I opted for taking a break because I feel neglected and disrespected when he did not return call. I asked him if he will have time in the future after the break, he said he will never have time. He asked to break up and asked me to be his friend. At that I was very shocked to hear that and very upset. I readily agreed because I could not accept total break.
But now I want to break away from him forever. He will never change unless he wants to. He even left me when I needed support most. I am having physical conditions that he is aware of and yet he left me. I was so angry and hurt.

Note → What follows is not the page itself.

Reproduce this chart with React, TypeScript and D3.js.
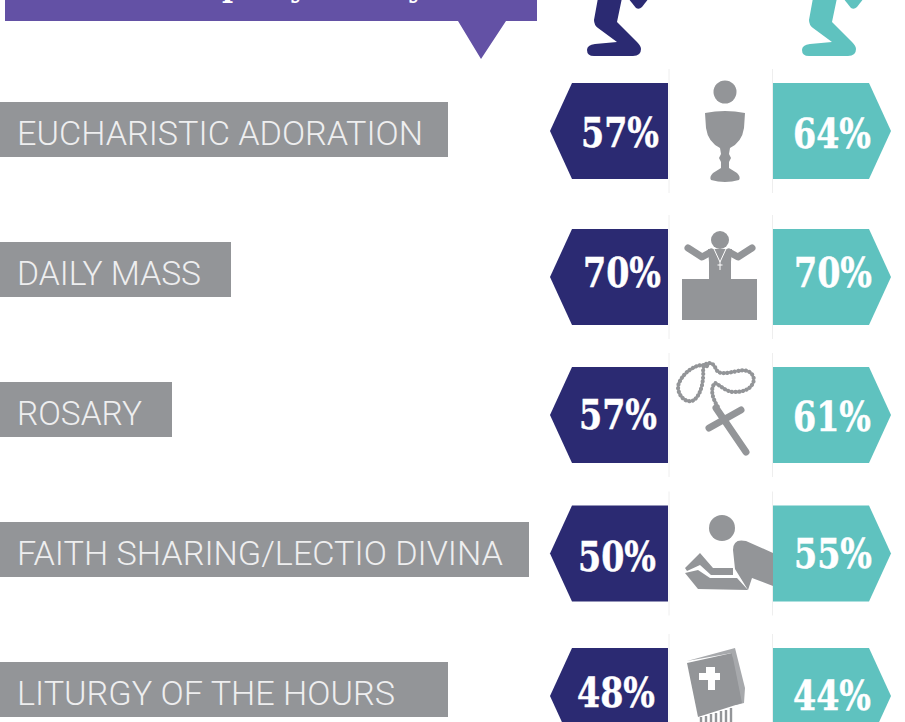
import React from "react";
import * as d3 from "d3";

const categories = ["EUCHARISTIC ADORATION", "DAILY MASS", "ROSARY", "FAITH SHARING/LECTIO DIVINA", "LITURGY OF THE HOURS"];
const leftValues = [57, 70, 57, 50, 48];
const rightValues = [64, 70, 61, 55, 44];

const W = 905, H = 722;
const NAVY = "#2b2a72", TEAL = "#5fc2bf", GREY = "#939598", PURPLE = "#6351a5";
const labelWidths = [448, 231, 172, 529, 448];
const labelTextWidths = [406, 184, 125, 486, 378];
const badgeCenters = [131, 277, 415, 553.5, 696];
const leftTextStart = [581, 583, 579, 578, 577];
const rightTextStart = [793, 794, 793, 794, 793];
const leftTextMid = [132, 272, 414, 556, 692];
const rightTextMid = [133, 272, 416, 553, 695];

const y = d3.scalePoint<number>().domain(d3.range(5)).range([130, 690]);

function hex(side: "l" | "r", cy: number) {
  const p = d3.path();
  if (side === "l") {
    p.moveTo(668, cy - 48); p.lineTo(572, cy - 48); p.lineTo(550, cy); p.lineTo(572, cy + 48); p.lineTo(668, cy + 48);
  } else {
    p.moveTo(773, cy - 48); p.lineTo(869, cy - 48); p.lineTo(891, cy); p.lineTo(869, cy + 48); p.lineTo(773, cy + 48);
  }
  p.closePath();
  return p.toString();
}

const Kneeler = ({ x, fill }: { x: number; fill: string }) => (
  <g transform={`translate(${x},0)`} fill={fill}>
    <path d="M11,-2 L7,20 Q7,25 11,28 L30,42 L8,44 Q0,45 0,50 Q0,56 7,56 L46,56 Q54,56 54,49 Q54,46 50,42 L30,22 L35,-2 Z" />
    <path d="M41,-2 L49,8 Q52,10 55,7 L62,-2 Z" />
  </g>
);

const Chalice = () => (
  <g fill={GREY}>
    <circle cx="725" cy="92" r="11.5" />
    <path d="M705,113 Q725,109 745,113 L744,128 Q742,142 730,148 L729,154 L731,158 L729,162 L729,168 L737,173 Q741,177 739,180 Q725,184 711,180 Q709,177 713,173 L721,168 L721,162 L719,158 L721,154 L720,148 Q708,142 706,128 Z" />
  </g>
);

const Priest = () => (
  <g fill={GREY}>
    <circle cx="720" cy="240" r="9" />
    <path d="M708,249 L732,249 L731,262 L731,279 L709,279 L709,262 Z" />
    <path d="M688,248 L702,257 L711,252 M752,248 L738,257 L729,252" fill="none" stroke={GREY} strokeWidth="7" strokeLinecap="round" strokeLinejoin="round" />
    <rect x="682" y="279" width="75" height="41" />
    <path d="M714,249 L720,262 L726,249 M720,262 L720,270 M717.5,265 L722.5,265" fill="none" stroke="#fff" strokeWidth="1" />
  </g>
);

const Rosary = () => (
  <g>
    <path d="M707,366 C698,362 682,372 678,386 C678,398 688,404 694,400 C702,394 704,378 703,369 C704,362 712,361 715,367 C718,376 726,373 738,371 C750,368 756,376 753,383 C750,390 742,392 734,392 C726,392 720,385 715,383 C710,388 712,398 718,407"
      fill="none" stroke={GREY} strokeWidth="4.2" strokeDasharray="0.1 3.6" strokeLinecap="round" />
    <path d="M707,366 C698,362 682,372 678,386 C678,398 688,404 694,400 C702,394 704,378 703,369 C704,362 712,361 715,367 C718,376 726,373 738,371 C750,368 756,376 753,383 C750,390 742,392 734,392 C726,392 720,385 715,383 C710,388 712,398 718,407"
      fill="none" stroke={GREY} strokeWidth="1.5" />
    <path d="M716,408 L746,452" stroke={GREY} strokeWidth="7" strokeLinecap="round" />
    <path d="M709,428 L741,410" stroke={GREY} strokeWidth="7" strokeLinecap="round" />
  </g>
);

const Reader = () => (
  <g fill={GREY}>
    <circle cx="722" cy="528" r="13" />
    <path d="M773,553 L746,541 Q733,538 733,550 L735,569 L748,590 L752,578 L773,586 Z" />
    <path d="M685,568 L700,553 L713,568 L733,568 L733,575 L711,575 L700,565 L687,571 Z" />
    <path d="M685,573 L698,570 L710,578 L737,578 L748,590 L698,589 Z" />
  </g>
);

const Book = () => (
  <g>
    <path d="M687,661 L735,648 L745,688 L744,703 L736,705 L732,653 Z" fill="#a7a9ac" />
    <path d="M687,663 L732,653 L742,703 L698,717 Z" fill={GREY} />
    <path d="M706,667 L715,667 L715,673 L720,673 L720,680 L715,680 L715,690 L708,690 L708,680 L699,680 L699,673 L706,673 Z" fill="#fff" />
    <path d="M701,717 L701,722 M706,716 L706,722 M711,714 L711,722 M716,713 L716,722 M721,711 L721,722 M726,710 L726,722 M731,708 L731,722" stroke={GREY} strokeWidth="2.4" />
  </g>
);

const percentProps = {
  fontFamily: "DejaVu Serif", fontWeight: 700, fontSize: 41, fill: "#fff",
  stroke: "#fff", strokeWidth: 0.5, textLength: 78, lengthAdjust: "spacingAndGlyphs",
} as const;

export default function App() {
  return (
    <svg width={W} height={H} viewBox={`0 0 ${W} ${H}`} style={{ position: "fixed", left: 0, top: 0, background: "#fff" }}>
      <path d="M5,-5 L537,-5 L537,21 L506,21 L481,59 L458,21 L5,21 Z" fill={PURPLE} />
      <text x={222} y={-3} fontFamily="DejaVu Serif" fontWeight={700} fontSize={30} fill="#fff">p</text>
      <text x={290} y={-3} fontFamily="DejaVu Serif" fontWeight={700} fontSize={30} fill="#fff">y</text>
      <text x={408} y={-3} fontFamily="DejaVu Serif" fontWeight={700} fontSize={30} fill="#fff">y</text>
      <Kneeler x={587} fill={NAVY} />
      <Kneeler x={802} fill={TEAL} />
      {categories.map((c, i) => (
        <g key={c}>
          <rect x={0} y={y(i)! - 28} width={labelWidths[i]} height={55} fill={GREY} />
          <text x={17} y={y(i)! + 15} fontFamily="Roboto" fontWeight={300} fontSize={33} fill="#eeeeef"
            textLength={labelTextWidths[i]} lengthAdjust="spacingAndGlyphs">{c}</text>
          <line x1={669} x2={669} y1={badgeCenters[i] - 62} y2={badgeCenters[i] + 62} stroke="#eeeeee" strokeWidth={1} />
          <line x1={772.5} x2={772.5} y1={badgeCenters[i] - 62} y2={badgeCenters[i] + 62} stroke="#eeeeee" strokeWidth={1} />
          <path d={hex("l", badgeCenters[i])} fill={NAVY} />
          <path d={hex("r", badgeCenters[i])} fill={TEAL} />
          <text x={leftTextStart[i]} y={leftTextMid[i] + 15} {...percentProps}>{`${leftValues[i]}%`}</text>
          <text x={rightTextStart[i]} y={rightTextMid[i] + 15} {...percentProps}>{`${rightValues[i]}%`}</text>
        </g>
      ))}
      <Chalice /><Priest /><Rosary /><Reader /><Book />
    </svg>
  );
}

I am not interested in him anymore. His image has totally changed. I will never fall for him if he ever calls back. But his record of calling back is very very poor. I even doubt if he will ever call back to befriend with me, though he asked for that. May be he wants to look more like a gentleman, but he is a jerk. How can someone hold onto another person without telling them that he is just in for fun and not for long term. Will his conscience feel peace by wasting other people's time? I would never do that to the other party if I know what my intentions are.
If I keep the idea of him as my friend, or him coming back as my friend, I am asking for troubles. I cannot completely let go of him, which feels yuck. I don't want to keep telling myself that I cannot have feelings for him when I talk to him again next time. I don't want to always remind myself that he is just a jerk that I cannot fall for. So my only bet is he will never call back and ask about my well being. He just wanted to save face. This is not a very happy ending that I want to let go of the whole thing completely no matter who is right or who is wrong, no matter whether he is lying or whether he still has feelings for me. I don't care. He is too jerky.
I don't want to call him again. The whole thing has been ended by him. There is no way that I will call back ever. My agreeing to be friends is just being polite, but I did not mean it. I hope he thinks so. But I don't want to call him and tell him we are not friends anymore. Making it to blunt is very hurtful for me. I have been hurt enough.
Is it wise to say to him if he ever calls back, may be in 2 years time or more or forever, that I want our communcations to be minimal?